**Exercise goal:**
Retype word for word the first line of the listing and each line after it up to the line with "(arrlbl) at (211,334)", with the pictures taken out.

**Data listing:**
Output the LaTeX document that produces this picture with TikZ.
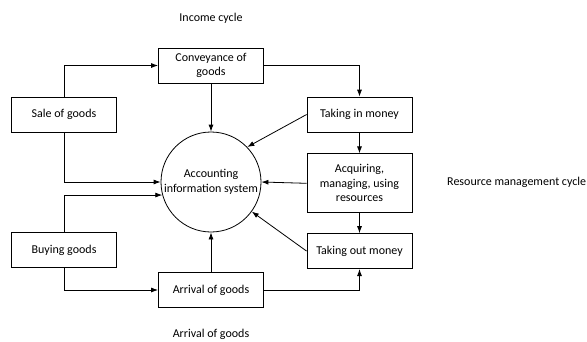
\documentclass[tikz,border=0pt]{standalone}
\usepackage{fontspec}
\setmainfont{Carlito}
\usetikzlibrary{positioning,arrows.meta}

\begin{document}
\begin{tikzpicture}[x=1pt, y=-1pt, font=\fontsize{12}{14.5}\selectfont,
    box/.style={draw, line width=0.8pt, minimum width=105pt, minimum height=35pt, align=center, inner sep=2pt},
    flow/.style={line width=0.8pt, -{Latex[length=7pt,width=5pt]}}]

    \useasboundingbox (0,0) rectangle (587,341);

    % boxes
    \node[box] (conv) at (211,65.5) {Conveyance of\\goods};
    \node[box] (sale) at (64,114.5) {Sale of goods};
    \node[box] (tin) at (359.5,114.5) {Taking in money};
    \node[box, minimum height=59pt, below=21pt of tin] (acq) {Acquiring,\\managing, using\\resources};
    \node[box, below=20pt of acq] (tout) {Taking out money};
    \node[box] (buy) at (64,250) {Buying goods};
    \node[box] (arr) at (211,290) {Arrival of goods};
    \node[circle, draw, line width=0.8pt, minimum size=100pt, inner sep=0pt, align=center] (ais) at (211,182) {Accounting\\information system};

    % cycle labels
    \node (inc) at (211,18) {Income cycle};
    \node[anchor=west, inner sep=1pt] (res) at (446,182) {Resource management cycle};
    \node (arrlbl) at (211,334) {Arrival of goods};

    % flows
    \draw[flow] (sale.north) |- (conv.west);
    \draw[flow] (conv.east) -| (tin.north);
    \draw[flow] (conv.south) -- (ais.north);
    \draw[flow] (tin.west) -- (ais.44);
    \draw[flow] (tin.south) -- (acq.north);
    \draw[flow] (acq.west) -- (ais.east);
    \draw[flow] (acq.south) -- (tout.north);
    \draw[flow] (tout.west) -- (ais.-36);
    \draw[flow] (sale.south) |- (ais.west);
    \draw[flow] (buy.north) |- (ais.195);
    \draw[flow] (buy.south) |- (arr.west);
    \draw[flow] (arr.east) -| (tout.south);
    \draw[flow] (arr.north) -- (ais.south);
\end{tikzpicture}
\end{document}
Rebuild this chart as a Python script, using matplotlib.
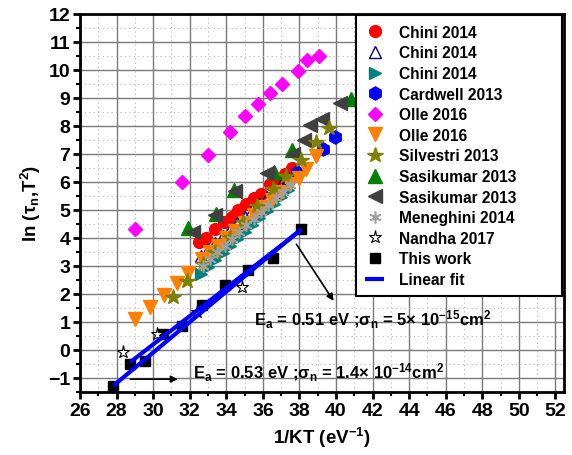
import numpy as np
import matplotlib
matplotlib.use("Agg")
import matplotlib.pyplot as plt
from matplotlib.ticker import MultipleLocator

plt.rcParams['font.family'] = ['Liberation Sans', 'DejaVu Sans']
plt.rcParams['font.weight'] = 'bold'
plt.rcParams['mathtext.fontset'] = 'custom'
plt.rcParams['mathtext.bf'] = 'Liberation Sans:bold'
plt.rcParams['mathtext.rm'] = 'Liberation Sans:bold'
plt.rcParams['mathtext.it'] = 'Liberation Sans:bold'
plt.rcParams['mathtext.default'] = 'bf'

# ---------------- data ----------------
chini1_x = [32.5, 32.9, 33.4, 33.85, 34.3, 34.65, 35.1, 35.5, 35.9, 36.4, 36.75, 37.2, 37.6]
chini1_y = [3.84, 4.0, 4.3, 4.55, 4.75, 4.98, 5.2, 5.42, 5.56, 5.9, 6.1, 6.28, 6.5]

chini2_x = [32.6, 33.0, 33.4, 33.8, 34.2, 34.6, 35.0, 35.4, 35.8, 36.2, 36.6, 37.0, 37.4, 37.8]
chini2_y = [3.35, 3.58, 3.82, 4.05, 4.28, 4.52, 4.75, 4.98, 5.21, 5.45, 5.68, 5.91, 6.14, 6.37]

chini3_x = [32.6, 33.0, 33.4, 33.8, 34.2, 34.6, 35.0, 35.4, 35.8, 36.2, 36.6, 37.0, 37.4]
chini3_y = [2.72, 2.97, 3.22, 3.47, 3.72, 3.97, 4.22, 4.46, 4.71, 4.96, 5.21, 5.46, 5.70]

cardwell_x = [37.84, 39.3, 39.97]
cardwell_y = [6.36, 7.18, 7.58]

olle1_x = [29.0, 31.56, 33.0, 34.2, 35.0, 35.75, 36.4, 37.05, 37.9, 38.4, 39.05]
olle1_y = [4.3, 5.97, 6.96, 7.76, 8.33, 8.76, 9.17, 9.5, 9.96, 10.35, 10.48]

olle2_x = [29.0, 29.8, 30.6, 31.28, 31.89, 32.65, 33.1, 33.55, 34.0, 34.5, 35.0, 35.5,
           36.0, 36.5, 37.0, 37.5, 38.0, 38.38, 38.92]
olle2_y = [1.1, 1.54, 1.96, 2.37, 2.73, 3.25, 3.48, 3.72, 3.98, 4.25, 4.52, 4.8,
           5.08, 5.35, 5.62, 5.9, 6.12, 6.45, 6.93]

silvestri_x = [31.1, 31.83, 32.74, 33.38, 34.2, 34.93, 35.66, 36.56, 37.26, 38.11, 38.93, 39.6]
silvestri_y = [1.87, 2.46, 3.06, 3.48, 4.01, 4.55, 5.14, 5.74, 6.21, 6.77, 7.4, 7.91]

sasi1_x = [31.9, 33.45, 34.4, 36.6, 37.6, 40.8]
sasi1_y = [4.35, 4.85, 5.7, 6.35, 7.12, 8.95]

sasi2_x = [32.2, 33.4, 34.45, 36.25, 37.65, 38.25, 38.6, 39.25, 40.2]
sasi2_y = [4.2, 4.8, 5.65, 6.3, 6.97, 7.5, 8.03, 8.22, 8.82]

meneghini_x = [32.7, 33.1, 33.5, 33.9, 34.3, 34.7, 35.1, 35.5, 35.9, 36.3, 36.7, 37.1, 37.5]
meneghini_y = [3.0, 3.24, 3.48, 3.72, 3.96, 4.2, 4.44, 4.68, 4.92, 5.16, 5.4, 5.64, 5.88]

nandha_x = [28.37, 30.19, 32.37, 34.84]
nandha_y = [-0.09, 0.56, 1.33, 2.23]

thiswork_x = [27.82, 28.73, 29.55, 30.55, 31.56, 32.65, 33.92, 35.2, 36.56, 38.11]
thiswork_y = [-1.29, -0.51, -0.39, 0.56, 0.86, 1.6, 2.31, 2.86, 3.26, 4.31]

# linear fits: (x start, x end, slope, intercept)
fit1 = (27.82, 38.11, 0.544, -16.42)
fit2 = (28.73, 38.11, 0.505, -14.96)

label_fit1 = r"E$_{a}$ = 0.53 eV ;σ$_{n}$ = 1.4× 10$^{-14}$cm$^{2}$"
label_fit2 = r"E$_{a}$ = 0.51 eV ;σ$_{n}$ = 5× 10$^{-15}$cm$^{2}$"

# ---------------- figure ----------------
fig = plt.figure(figsize=(5.72, 4.56), dpi=100)
ax = fig.add_axes([0.140, 0.1375, 0.846, 0.8305])

ax.set_xlim(26, 52.47)
ax.set_ylim(-1.52, 12)

ax.xaxis.set_major_locator(MultipleLocator(2))
ax.xaxis.set_minor_locator(MultipleLocator(1))
ax.yaxis.set_major_locator(MultipleLocator(1))
ax.yaxis.set_minor_locator(MultipleLocator(0.5))
ax.grid(which='major', color='#7a7a7a', linewidth=1.0, linestyle='-')
ax.grid(which='minor', color='#b8b8b8', linewidth=0.8, linestyle=(0, (1, 3)))
ax.set_axisbelow(True)

for s in ax.spines.values():
    s.set_linewidth(2.0)
ax.tick_params(which='major', direction='out', length=5, width=2, labelsize=14,
               top=False, right=False, pad=2)
ax.tick_params(which='minor', direction='out', length=3, width=1.5, top=False, right=False)
for lbl in ax.get_xticklabels() + ax.get_yticklabels():
    lbl.set_fontweight('bold')

ms = 8.5
ax.plot(chini1_x, chini1_y, 'o', color='#FF0000', ms=ms, label='Chini 2014', zorder=4)
ax.plot(chini2_x, chini2_y, '^', mfc='none', mec='#00008B', mew=1.0, ms=ms, label='Chini 2014', zorder=4)
ax.plot(chini3_x, chini3_y, '>', color='#008080', ms=ms, label='Chini 2014', zorder=3)
ax.plot(cardwell_x, cardwell_y, 'h', color='#0000FF', ms=ms + 1, label='Cardwell 2013', zorder=4)
ax.plot(olle1_x, olle1_y, 'D', color='#FF00FF', ms=7.5, label='Olle 2016', zorder=4)
ax.plot(olle2_x, olle2_y, 'v', color='#FF8000', ms=ms + 1, label='Olle 2016', zorder=4)
ax.plot(silvestri_x, silvestri_y, '*', color='#808000', ms=ms + 3, label='Silvestri 2013', zorder=5)
ax.plot(sasi1_x, sasi1_y, '^', color='#008000', ms=ms + 1, label='Sasikumar 2013', zorder=4)
ax.plot(sasi2_x, sasi2_y, '<', color='#404040', ms=ms + 1, label='Sasikumar 2013', zorder=4)
ax.plot(meneghini_x, meneghini_y, marker=(6, 2, 0), ls='none', color='#A0A0A0', mew=1.2,
        ms=ms, label='Meneghini 2014', zorder=5)
ax.plot(nandha_x, nandha_y, '*', mfc='white', mec='black', mew=0.8, ms=ms + 1,
        label='Nandha 2017', zorder=6)
ax.plot(thiswork_x, thiswork_y, 's', color='black', ms=6.5, label='This work', zorder=5)

for i, f in enumerate([fit1, fit2]):
    xx = np.array([f[0], f[1]])
    yy = f[2] * xx + f[3]
    ax.plot(xx, yy, '-', color='#0000FF', lw=3, solid_capstyle='butt',
            label='Linear fit' if i == 0 else None, zorder=6)

# annotations
ax.annotate('', xy=(31.5, -1.05), xytext=(28.6, -1.05),
            arrowprops=dict(arrowstyle='-|>', color='black', lw=1.2, mutation_scale=10))
ax.text(32.2, -0.8, label_fit1, fontsize=12, fontweight='bold', va='center', ha='left')
ax.annotate('', xy=(39.95, 1.66), xytext=(37.75, 3.85),
            arrowprops=dict(arrowstyle='-|>', color='black', lw=1.2, mutation_scale=10))
ax.text(35.5, 1.1, label_fit2, fontsize=12, fontweight='bold', va='center', ha='left')

ax.set_xlabel(r"1/KT (eV$^{-1}$)", fontsize=13.5, fontweight='bold', labelpad=4)
ax.set_ylabel(r"ln (τ$_{n}$,T$^{2}$)", fontsize=13.5, fontweight='bold', labelpad=4)

leg = ax.legend(loc='upper left', bbox_to_anchor=(0.570, 0.255, 0.426, 0.740), mode='expand',
                fontsize=11.2, frameon=True, fancybox=False, edgecolor='black', framealpha=1,
                labelspacing=0.36, handletextpad=1.0, borderpad=0.6, handlelength=1.2,
                borderaxespad=0)
leg.get_frame().set_linewidth(1.5)
for t in leg.get_texts():
    t.set_fontweight('bold')

fig.savefig('out.png', dpi=100)
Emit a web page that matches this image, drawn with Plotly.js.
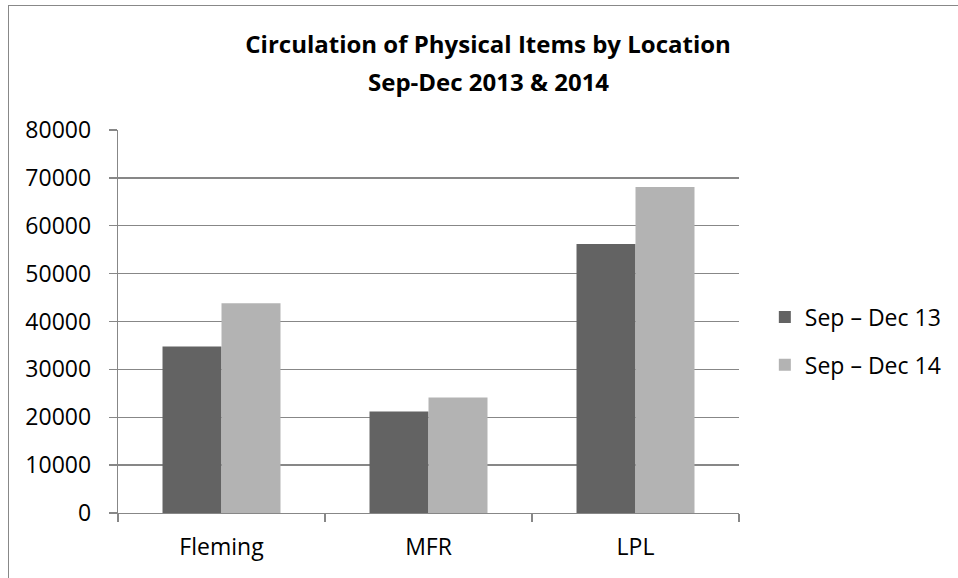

**Worked solution:**
Output the LaTeX document that produces this picture with TikZ.
\documentclass[tikz,border=0pt]{standalone}
\usepackage{fontspec}
\setmainfont{Carlito}
\usetikzlibrary{positioning,arrows.meta}

\begin{document}
\begin{tikzpicture}[x=1pt, y=-1pt, font=\fontsize{12}{14.5}\selectfont,
    box/.style={draw, line width=0.8pt, minimum width=105pt, minimum height=35pt, align=center, inner sep=2pt},
    flow/.style={line width=0.8pt, -{Latex[length=7pt,width=5pt]}}]

    \useasboundingbox (0,0) rectangle (587,341);

    % boxes
    \node[box] (conv) at (211,65.5) {Conveyance of\\goods};
    \node[box] (sale) at (64,114.5) {Sale of goods};
    \node[box] (tin) at (359.5,114.5) {Taking in money};
    \node[box, minimum height=59pt, below=21pt of tin] (acq) {Acquiring,\\managing, using\\resources};
    \node[box, below=20pt of acq] (tout) {Taking out money};
    \node[box] (buy) at (64,250) {Buying goods};
    \node[box] (arr) at (211,290) {Arrival of goods};
    \node[circle, draw, line width=0.8pt, minimum size=100pt, inner sep=0pt, align=center] (ais) at (211,182) {Accounting\\information system};

    % cycle labels
    \node (inc) at (211,18) {Income cycle};
    \node[anchor=west, inner sep=1pt] (res) at (446,182) {Resource management cycle};
    \node (arrlbl) at (211,334) {Arrival of goods};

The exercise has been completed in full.